Mitsubishi Electric's SeaAerial Antenna Uses Seawater Plume

Creates a large, movable antenna without massive construction

PDF Version(PDF:156.9KB)

TOKYO, January 27, 2016 - Mitsubishi Electric Corporation (TOKYO: 6503) announced today that it has developed an innovative antenna system, called SeaAerial, that shoots a column of seawater into the air to create a conductive plume for the transmission and reception of radio-frequency waves. The system can be easily implemented offshore or along shorelines. SeaAerial is thought to be the world's first seawater antenna capable of receiving digital terrestrial broadcasts for normal viewing.

Mitsubishi Electric's SeaAerial Antenna Uses Seawater Plume

A plume of seawater can be used as an antenna if it is insulated, so Mitsubishi Electric developed an insulated nozzle that transmits radio waves to the antenna even when the plume is physically connected to the sea surface. Effective insulation is achieved with a quarter-wavelength tube in the nozzle.

One of the challenges was to secure antenna efficiency, or the ratio of radiated power to input power, because seawater is much less conductive than metal. Mitsubishi Electric used simulations to determine the ideal diameter of the plume, resulting in an efficiency level of 70 percent, which is sufficient for transmitting and receiving signals.

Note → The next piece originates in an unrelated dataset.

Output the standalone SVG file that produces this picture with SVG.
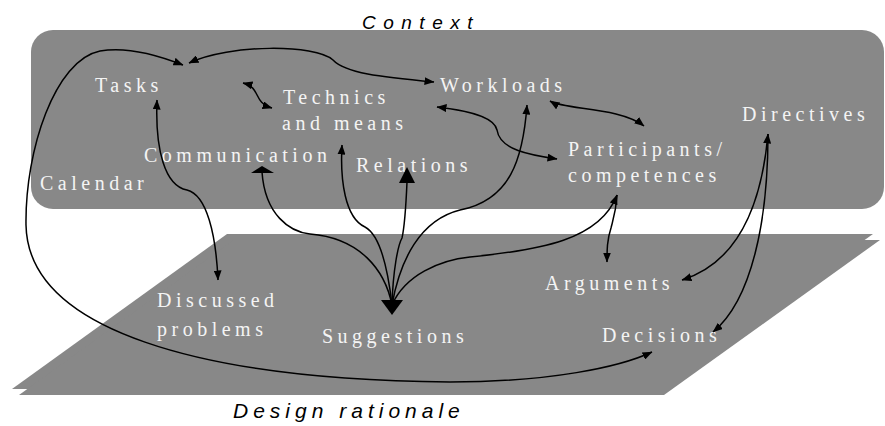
<svg xmlns="http://www.w3.org/2000/svg" width="885" height="426" viewBox="0 0 885 426">
  <style>
    .plane { fill: #888888; stroke: none; }
    .lbl { font-family: "Liberation Serif", "Times New Roman", serif; font-size: 20px; letter-spacing: 4.5px; fill: #f4f4f4; }
    .title { font-family: "Liberation Sans", Arial, sans-serif; font-style: italic; fill: #000000; }
    .conn { fill: none; stroke: #000000; stroke-width: 1.5; }
    .head { fill: #000000; stroke: none; }
  </style>
  <defs>
    <marker id="arr" viewBox="0 0 10 8" refX="9.5" refY="4" markerWidth="10" markerHeight="8" markerUnits="userSpaceOnUse" orient="auto-start-reverse">
      <path d="M0,0 L10,4 L0,8 z" fill="#000000"/>
    </marker>
  </defs>

  <!-- Layers -->
  <g id="layer-context">
    <rect class="plane" x="31" y="30" width="853" height="179" rx="22" ry="22"/>
    <text class="title" x="362" y="29" font-size="19" letter-spacing="7.5">Context</text>
  </g>
  <g id="layer-design-rationale">
    <polygon class="plane" points="227,234 873,234 657,389 12,389"/>
    <polygon class="plane" points="234,240 880,240 664,395 19,395"/>
    <text class="title" x="233" y="418" font-size="21" letter-spacing="5">Design rationale</text>
  </g>

  <!-- Context nodes -->
  <g id="node-tasks"><text class="lbl" x="95" y="92">Tasks</text></g>
  <g id="node-technics"><text class="lbl" x="283" y="104">Technics</text><text class="lbl" x="282" y="130">and means</text></g>
  <g id="node-workloads"><text class="lbl" x="440" y="92">Workloads</text></g>
  <g id="node-directives"><text class="lbl" x="742" y="121">Directives</text></g>
  <g id="node-communication"><text class="lbl" x="144" y="162">Communication</text></g>
  <g id="node-relations"><text class="lbl" x="356" y="172">Relations</text></g>
  <g id="node-participants"><text class="lbl" x="568" y="156">Participants/</text><text class="lbl" x="568" y="182">competences</text></g>
  <g id="node-calendar"><text class="lbl" x="40" y="190">Calendar</text></g>

  <!-- Design rationale nodes -->
  <g id="node-discussed"><text class="lbl" x="157" y="307">Discussed</text><text class="lbl" x="157" y="336">problems</text></g>
  <g id="node-suggestions"><text class="lbl" x="322" y="343">Suggestions</text></g>
  <g id="node-arguments"><text class="lbl" x="545" y="290">Arguments</text></g>
  <g id="node-decisions"><text class="lbl" x="602" y="342">Decisions</text></g>

  <!-- Connectors -->
  <g id="connectors">
    <!-- Tasks <-> Decisions, long loop round the left -->
    <path class="conn" marker-start="url(#arr)" marker-end="url(#arr)" d="M183,65 C150,52 122,47 100,51 C55,60 25,150 26,225 C28,330 200,380 450,382 C550,382 620,367 652,352"/>
    <!-- Tasks <-> Workloads -->
    <path class="conn" marker-start="url(#arr)" marker-end="url(#arr)" d="M189,63 C230,44 315,44 333,60 C345,73 380,77 434,82"/>
    <!-- Tasks <-> Technics -->
    <path class="conn" marker-start="url(#arr)" marker-end="url(#arr)" d="M243,83 C262,88 252,102 272,108"/>
    <!-- Tasks <-> Discussed problems -->
    <path class="conn" marker-start="url(#arr)" marker-end="url(#arr)" d="M157,100 C155,150 165,186 187,190 C207,195 216,235 218,280"/>
    <!-- Technics <-> Participants -->
    <path class="conn" marker-start="url(#arr)" marker-end="url(#arr)" d="M437,107 C480,112 495,120 497,130 C500,150 530,155 557,159"/>
    <!-- Workloads <-> Participants -->
    <path class="conn" marker-start="url(#arr)" marker-end="url(#arr)" d="M550,101 C565,110 620,107 644,126"/>

    <!-- Suggestions fan -->
    <path class="conn" d="M262,172 C265,215 290,232 310,234 C360,238 385,270 392,305"/>
    <path class="conn" marker-end="url(#arr)" d="M392,305 C388,270 380,235 365,227 C345,218 340,180 342,145"/>
    <path class="conn" d="M392,305 C393,270 398,245 402,238 C405,225 406,205 407,182"/>
    <path class="conn" marker-end="url(#arr)" d="M392,305 C400,260 420,220 460,210 C510,200 523,160 527,105"/>
    <path class="conn" marker-end="url(#arr)" d="M392,305 C405,275 440,260 470,257 C540,250 600,240 617,195"/>
    <polygon class="head" points="251,173 274,173 262,166"/>
    <polygon class="head" points="399,183 415,183 407,167"/>
    <polygon class="head" points="381,300 403,300 392,315"/>

    <!-- Participants <-> Arguments -->
    <path class="conn" marker-end="url(#arr)" d="M617,195 C616,212 613,220 611,228 C607,240 607,250 607,262"/>

    <!-- Directives -> Arguments / Decisions -->
    <path class="conn" marker-start="url(#arr)" marker-end="url(#arr)" d="M768,134 C762,200 740,262 682,280"/>
    <path class="conn" marker-end="url(#arr)" d="M768,134 C768,220 752,300 713,332"/>
  </g>
</svg>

The size of an antenna is usually determined by its operating frequency, so the height of a low-frequency antenna can be up to tens of meters in some cases, requiring a complicated configuration and a huge structure for support. Finding a fixed place to erect such a large antenna, as well as moving it to another location, can present many problems. SeaAerial, despite its size, can be installed virtually anywhere along the shore, as well as offshore, and it can be moved easily by ship and other vessels because basically it requires just a pump and an insulated nozzle.

Mitsubishi Electric, aiming to develop antennas that offer new functions and superior performance, is investigating conductive and transmutative liquids as new materials for antennas. One such highly practical liquid is seawater, the most abundant resource on Earth.

Note that the releases are accurate at the time of publication but may be subject to change without notice.